8) St. Joe’s whipped Central Mountain (PA) on the road last weekend, 61-28. The linebacker trio of Nathan O’Brien, Blaze LaDuca and Rod Payne has steadily improved each week, most recently holding Von Walker to a rather tame 110 yards and two scores on 16 carries (take away the 62 yard scoring run, and that’s 15-48-1). After the damage done by Aquinas’ Billy Lombardi (224 yards) and Canisius’ Mercer Timmis (248 yards), Walker’s stat-line is considered a defensive win. Chad Kelly was predictably awesome, running over the Wildcats’ defense to the tune of three first quarter touchdowns before hooking up with Nigel Davis for scores twice in the second quarter. Leading 41-14 at halftime, the Marauders substituted liberally down the stretch. St. Joe’s plays at 7 p.m. Saturday night at St. Francis.
9) The Steelers/Colts Sunday Night Football game was painful to watch, but before I dozed off mid-fourth quarter, I couldn’t help but marvel at Troy Polamalu. I’ve seen him in action for years, but until you watch him intently for an entire game, it’s tough to appreciate how dynamic he is. I missed the prime Ronnie Lott years, so I can’t say that’s a fair comparison, but it’s reasonable to think that Polamalu is the best safety since the Raider legend. John Lynch and Steve Atwater starred, but Polamalu’s phenomenal instincts, sudden changes of speed, recognition of plays (predicting Kerry Collins’ cadence at the line gave him a crazy jump on the play several times) and bone-rattling tackles give him an edge.
10) Obligatory soccer notes: everyone’s favorite part of Tsuj’s Ten!

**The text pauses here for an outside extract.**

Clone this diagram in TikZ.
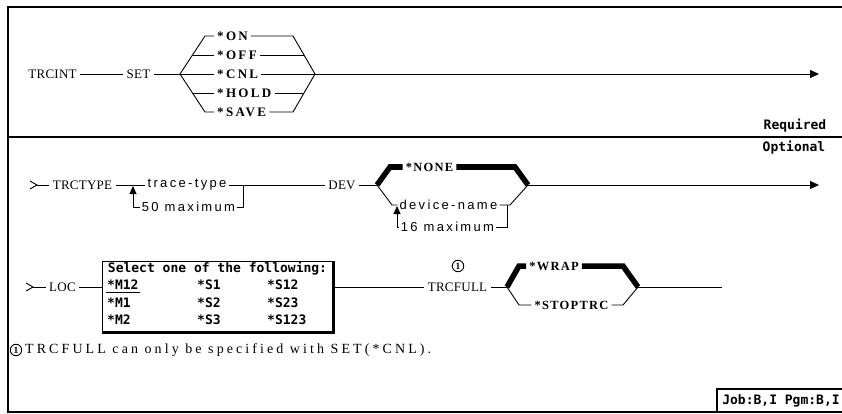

I’ve watched roughly ⅔ of the 20 English Premier League teams so far in 2011, so here’s a quick list of five players I’ve been impressed with and five players I’ve been disappointed by:
Impressed: Laurent Koscielny, Arsenal defender; Yaya Toure, Manchester City defensive midfielder; Luis Suarez, Liverpool midfielder/forward; Danny Welbeck, Manchester United forward; Rory Delap, Stoke City midfielder.
Disappointed: Aaron Ramsey, Arsenal midfielder; Carlos Tevez, Manchester City striker; David De Gea, Manchester United goalie; Nicklas Bendter, Sunderland striker, Fernando Torres, Chelsea striker.